Ma soprattutto, è un’impresa che richiede l’intervento di migliaia tra volontari, operai specializzati, tecnici e professionisti stranieri, che muoverà un flusso costante di persone, mezzi e materiali da e per l’enclave. Per realizzare tutto ciò è necessaria la massima collaborazione di Israele, poiché dal punto di vista logistico non è possibile affidarsi solo alla frontiera con l’Egitto, lontana dalla zona centrale e settentrionale di Gaza, e dagli snodi infrastrutturali (porti per i container, strade per i mezzi pesanti, alloggi).

Un discorso simile vale per gli interventi necessari ad affrontare la crisi alimentare e l’emergenza sanitaria, che richiede l’ingresso di tonnellate di aiuti, medicinali, vaccini (pochi giorni fa è stato accertato il primo caso di poliomielite), oltre a medici, infermieri e tecnici. Il tempo stringe.

Secondo Oxfam i bombardamenti israeliani hanno distrutto o danneggiato il 70 per cento delle infrastrutture idriche e igienico-sanitarie. Ciò significa che molte strade sono inondate di acqua contaminata da liquami non trattati, creando l’ambiente ideale per la diffusione esponenziale delle malattie.

Il (non) ruolo di Hamas

È difficile immaginare che sia possibile fare tutto questo in una Gaza controllata da Sinwar, il leader di un’organizzazione che non sta sfruttando il suo enorme potere negoziale per imporre a Israele qualcosa che assomigli, anche lontanamente, all’apertura di un processo politico per il riconoscimento dello Stato di Palestina.

Se Hamas dovesse riottenere il controllo di Gaza, si dedicherebbe principalmente a ricostruire la sua struttura di potere sul territorio, reclutando nuovi miliziani e ricostituendo il proprio arsenale, mentre prepara il prossimo grande attentato contro Israele.

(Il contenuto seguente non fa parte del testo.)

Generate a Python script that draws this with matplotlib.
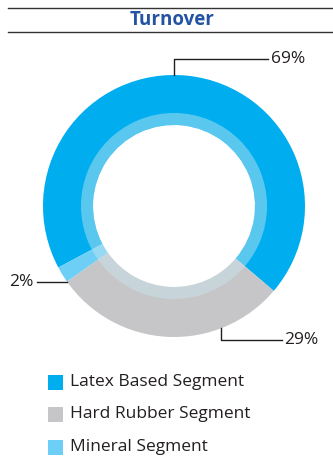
import numpy as np
import matplotlib
matplotlib.use("Agg")
import matplotlib.pyplot as plt
from matplotlib.patches import Wedge, Rectangle

segments = ["Latex Based Segment", "Hard Rubber Segment", "Mineral Segment"]
shares = [69, 29, 2]
colors = ["#00AEEF", "#C6C6C8", "#6DCFF6"]
title = "Turnover"

W, H = 333, 462
cx, cy = 174, H - 206
r_out, r_in = 131, 81
start = 208

plt.rcParams['font.family'] = ['Open Sans', 'DejaVu Sans']
fig = plt.figure(figsize=(W / 100, H / 100), dpi=100)
ax = fig.add_axes([0, 0, 1, 1])

wedges, _ = ax.pie(shares, colors=colors, startangle=start, counterclock=False,
                   radius=r_out, center=(cx, cy), frame=True,
                   wedgeprops=dict(width=r_out - r_in, linewidth=0))
# pale inner band over the ring
ax.add_patch(Wedge((cx, cy), r_in + 12, 0, 360, width=12, facecolor="#CAE7F0",
                   alpha=0.45, linewidth=0))

ax.set_xlim(0, W)
ax.set_ylim(0, H)
ax.axis("off")

# header rules and title
ax.plot([8, W], [H - 7.5, H - 7.5], color="#333333", lw=1.0)
ax.plot([8, W], [H - 32, H - 32], color="#333333", lw=1.0)
ax.text(172, H - 20, title, ha="center", va="center", fontsize=13.5,
        fontweight="bold", color="#2453A3")

txt = dict(fontsize=12.5, color="#231F20", va="center")
lc = dict(color="#231F20", lw=1.0)

def pt(angle, r=r_out):
    a = np.radians(angle)
    return cx + r * np.cos(a), cy + r * np.sin(a)

# leader lines
x0, y0 = pt(90)
ax.plot([x0, x0, 268], [y0, y0 + 16, y0 + 16], **lc)
ax.text(271, y0 + 16, f"{shares[0]}%", ha="left", **txt)

x1, y1 = pt(wedges[1].theta1)
ax.plot([37, x1], [y1, y1], **lc)
ax.text(34, y1, f"{shares[2]}%", ha="right", **txt)

ang = -np.degrees(np.arccos((221 - cx) / r_out))
x2, y2 = pt(ang)
ax.plot([x2, x2, 282], [y2, H - 340, H - 340], **lc)
ax.text(284, H - 340, f"{shares[1]}%", ha="left", **txt)

# legend
for i, (name, c) in enumerate(zip(segments, colors)):
    y = H - (382 + i * 32.5)
    ax.add_patch(Rectangle((48, y - 7.5), 15, 15, facecolor=c, linewidth=0))
    ax.text(70, y, name, ha="left", **txt)

fig.savefig("out.png", dpi=100)
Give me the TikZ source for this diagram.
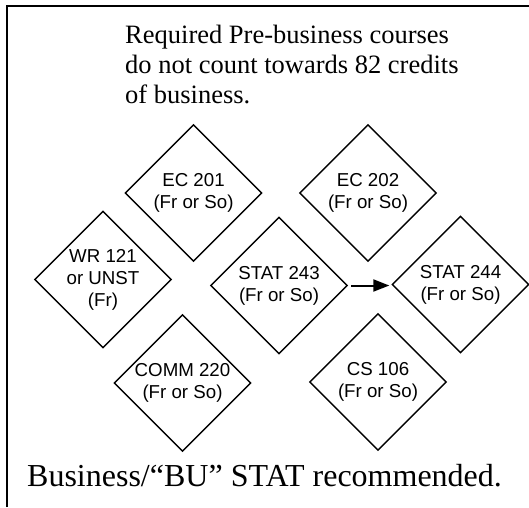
\documentclass[tikz,border=0pt]{standalone}
\usepackage{fontspec}
\setmainfont{Liberation Serif}
\setsansfont{Liberation Sans}
\usetikzlibrary{shapes.geometric,arrows.meta}
\begin{document}
\begin{tikzpicture}[x=1pt,y=-1pt,
  course/.style={draw,diamond,minimum size=137pt,inner sep=0pt,line width=1.4pt},
  ctext/.style={align=center,inner sep=0pt,font=\sffamily\fontsize{18.7}{22}\selectfont},
  frameline/.style={line width=2pt}]
\useasboundingbox (0,0) rectangle (529,507);
\coordinate (fa) at (7,507);
\coordinate (fb) at (7,6);
\coordinate (fc) at (529,6);
\draw[frameline] (fa) -- (fb) -- (fc);
\node[anchor=north west,inner sep=0pt,align=left,font=\fontsize{26.5}{30}\selectfont] (title) at (125,25)
  {Required Pre-business courses\\do not count towards 82 credits\\of business.};
\node[course] (e201) at (193.5,193) {};
\node[ctext] (e201t) at (e201) {EC 201\\(Fr or So)};
\node[course] (e202) at (368,193) {};
\node[ctext] (e202t) at (e202) {EC 202\\(Fr or So)};
\node[course] (wr) at (103,279.5) {};
\node[ctext] (wrt) at (wr) {WR 121\\or UNST\\(Fr)};
\node[course] (s243) at (279,285.5) {};
\node[ctext] (s243t) at (s243) {STAT 243\\(Fr or So)};
\node[course] (s244) at (460.5,284.5) {};
\node[ctext] (s244t) at (s244) {STAT 244\\(Fr or So)};
\node[course] (comm) at (182.5,383) {};
\node[ctext] (commt) at (comm) {COMM 220\\(Fr or So)};
\node[course] (cs) at (378,382) {};
\node[ctext] (cst) at (cs) {CS 106\\(Fr or So)};
\draw[line width=2pt,-{Triangle[length=16pt,width=12pt]},shorten <=3pt,shorten >=2pt]
  (s243.east) -- (s243.east -| s244.west);
\node[anchor=base west,inner sep=0pt,font=\fontsize{32}{38}\selectfont] (note) at (27,486)
  {Business/“BU” STAT recommended.};
\end{tikzpicture}
\end{document}
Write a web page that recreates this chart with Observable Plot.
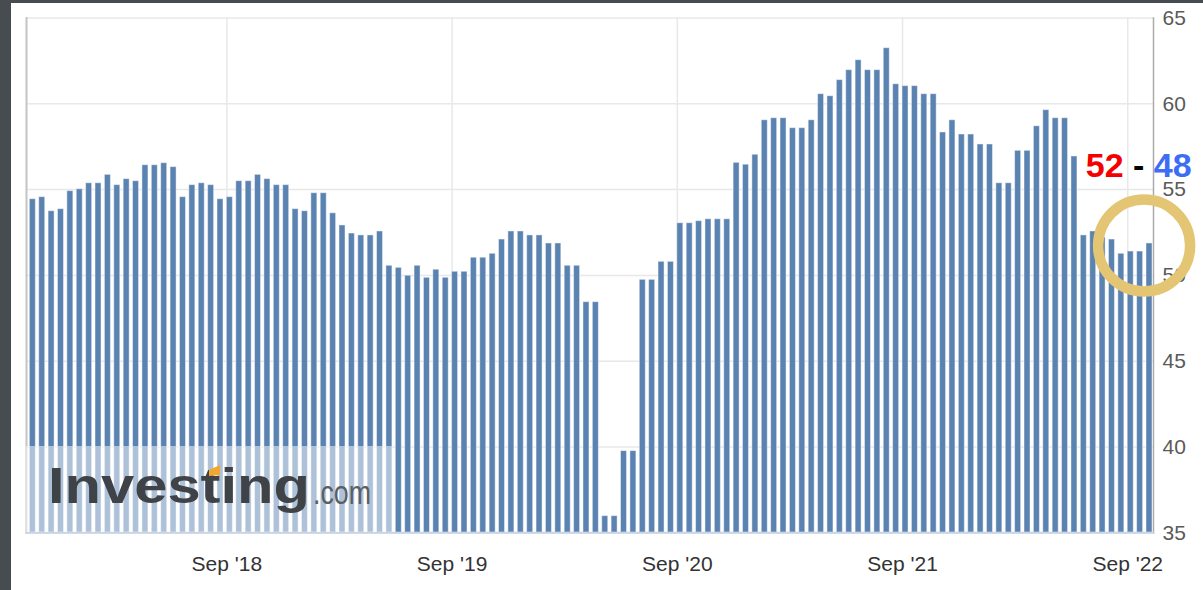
<!DOCTYPE html>
<html>
<head>
<meta charset="utf-8">
<script src="https://cdn.jsdelivr.net/npm/d3@7"></script>
<script src="https://cdn.jsdelivr.net/npm/@observablehq/plot@0.6"></script>
<style>
  html, body { margin: 0; padding: 0; background: #464c50; }
  body { width: 1203px; height: 590px; overflow: hidden; }
  #panel { position: absolute; left: 11px; top: 3px; width: 1192px; height: 587px; background: #fff; }
  #watermark { position: absolute; left: 26px; top: 446px; width: 366px; height: 86px;
               background: rgba(255,255,255,0.5); pointer-events: none; }
</style>
</head>
<body>
<div id="panel"></div>
<div id="watermark">
  <svg width="366" height="86" style="display:block;overflow:visible">
    <text x="22" y="57" font-family="Liberation Sans, Arial, sans-serif" font-size="50" font-weight="bold"
          fill="#3f4348" textLength="262" lengthAdjust="spacingAndGlyphs">Investing</text>
    <polygon points="183,24 194,19 194,29 183,30" fill="#f0a830"/>
    <text x="287" y="58" font-family="Liberation Sans, Arial, sans-serif" font-size="33"
          fill="#5b5f64" textLength="58" lengthAdjust="spacingAndGlyphs">.com</text>
  </svg>
</div>
<script>
// PMI readings, two bars per month (flash, final), Oct 2017 .. Sep 2022
const values = [
  54.44, 54.56, 53.74, 53.86, 54.91, 55.02, 55.37, 55.37, 55.86, 55.26,
  55.61, 55.49, 56.42, 56.42, 56.54, 56.31, 54.56, 55.26, 55.37, 55.26,
  54.44, 54.56, 55.49, 55.49, 55.86, 55.61, 55.26, 55.26, 53.86, 53.74,
  54.79, 54.79, 53.62, 52.91, 52.44, 52.33, 52.33, 52.56, 50.56, 50.44,
  49.98, 50.56, 49.86, 50.33, 49.86, 50.21, 50.21, 51.03, 51.03, 51.26,
  52.09, 52.56, 52.56, 52.33, 52.33, 51.86, 51.86, 50.56, 50.56, 48.44,
  48.44, 35.97, 35.97, 39.76, 39.76, 49.74, 49.74, 50.79, 50.79, 53.04,
  53.04, 53.16, 53.27, 53.27, 53.27, 56.56, 56.45, 57.03, 59.04, 59.16,
  59.16, 58.58, 58.58, 59.04, 60.56, 60.44, 61.38, 61.96, 62.54, 61.96,
  61.96, 63.24, 61.14, 61.03, 61.03, 60.56, 60.56, 58.33, 59.04, 58.21,
  58.21, 57.63, 57.63, 55.37, 55.37, 57.26, 57.26, 58.69, 59.63, 59.16,
  59.16, 56.93, 52.33, 52.56, 52.2, 52.09, 51.26, 51.39, 51.39, 51.86
];
const barIndex = d3.range(values.length);
const xTickBars = [21, 45, 69, 93, 117];
const xTickLabels = ["Sep '18", "Sep '19", "Sep '20", "Sep '21", "Sep '22"];
const yTicks = [35, 40, 45, 50, 55, 60, 65];
const noteText = ["52", " - ", "48"];
const noteColors = ["#f50000", "#000000", "#3c6ef5"];
const noteAnchor = [{i: 112, v: 55.75}];
const ringAnchor = [{i: 118, v: 51.74}];

const table = values.map((v, i) => ({i, v}));
const labelOf = new Map(xTickBars.map((b, k) => [b, xTickLabels[k]]));
const font = "Liberation Sans, Arial, Helvetica, sans-serif";

const chart = Plot.plot({
  width: 1192,
  height: 587,
  marginLeft: 15,
  marginRight: 50,
  marginTop: 14.5,
  marginBottom: 57.7,
  x: {type: "band", domain: barIndex, paddingInner: 0.36, paddingOuter: 0.23, align: 0.77, label: null},
  y: {domain: [35, 65], label: null},
  style: {fontFamily: font, fontSize: "21px", background: "transparent", overflow: "visible"},
  marks: [
    Plot.gridY(yTicks, {stroke: "#e8e8e8", strokeOpacity: 1, strokeWidth: 1.5}),
    Plot.gridX(xTickBars, {stroke: "#e8e8e8", strokeOpacity: 1, strokeWidth: 1.5, dx: -3}),
    Plot.barY(table, {x: "i", y1: 35, y2: "v", fill: "#5b83b1", stroke: "#ffffff", strokeOpacity: 0.45, strokeWidth: 1}),
    Plot.frame({anchor: "left", stroke: "#c4c4c4", strokeWidth: 2}),
    Plot.frame({anchor: "right", stroke: "#ababab", strokeWidth: 1.5}),
    Plot.frame({anchor: "bottom", stroke: "#c6d4e4", strokeWidth: 2}),
    Plot.axisX({ticks: xTickBars, tickFormat: (d) => labelOf.get(d), tickSize: 0, tickPadding: 23.5,
                dx: -3, fill: "#333333", fontSize: 21, fontFamily: font, label: null}),
    Plot.axisY({anchor: "right", ticks: yTicks, tickSize: 0, tickPadding: 9,
                fill: "#5a5a5a", fontSize: 21, fontFamily: font, label: null}),
    Plot.text(noteAnchor, {x: "i", y: "v", text: () => noteText.join(""), textAnchor: "start",
                lineAnchor: "bottom", dx: 2, fontSize: 34, fontWeight: "bold", fontFamily: font,
                fill: "#000"}),
    Plot.dot(ringAnchor, {x: "i", y: "v", r: 46, dx: 4, fill: "none", stroke: "#e3c574", strokeWidth: 10.5})
  ]
});

// colour the parts of the note
const joined = noteText.join("");
chart.querySelectorAll("text").forEach((t) => {
  if (t.textContent === joined) {
    while (t.firstChild) t.removeChild(t.firstChild);
    noteText.forEach((s, k) => {
      const ts = document.createElementNS("http://www.w3.org/2000/svg", "tspan");
      ts.setAttribute("fill", noteColors[k]);
      ts.style.fill = noteColors[k];
      ts.textContent = s;
      t.appendChild(ts);
    });
  }
});
document.getElementById("panel").appendChild(chart);
</script>
</body>
</html>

Non è neanche detto che Hamas ci riesca, visto che in questi mesi a Gaza sono emersi gruppi armati indipendenti che si contendono il controllo di alcune zone dell’enclave, sequestrando aiuti umanitari e imponendo le propri condizioni alla popolazione. Uno stato di disordine e belligeranza che, se tollerato, condannerà la popolazione di Gaza a vivere tra le macerie di un territorio semidistrutto, contaminato, sotto il dominio di uno o più gruppo armati, avendo come unico sollievo quel che riesce ad arrivare attraverso l’intervento delle organizzazioni umanitarie.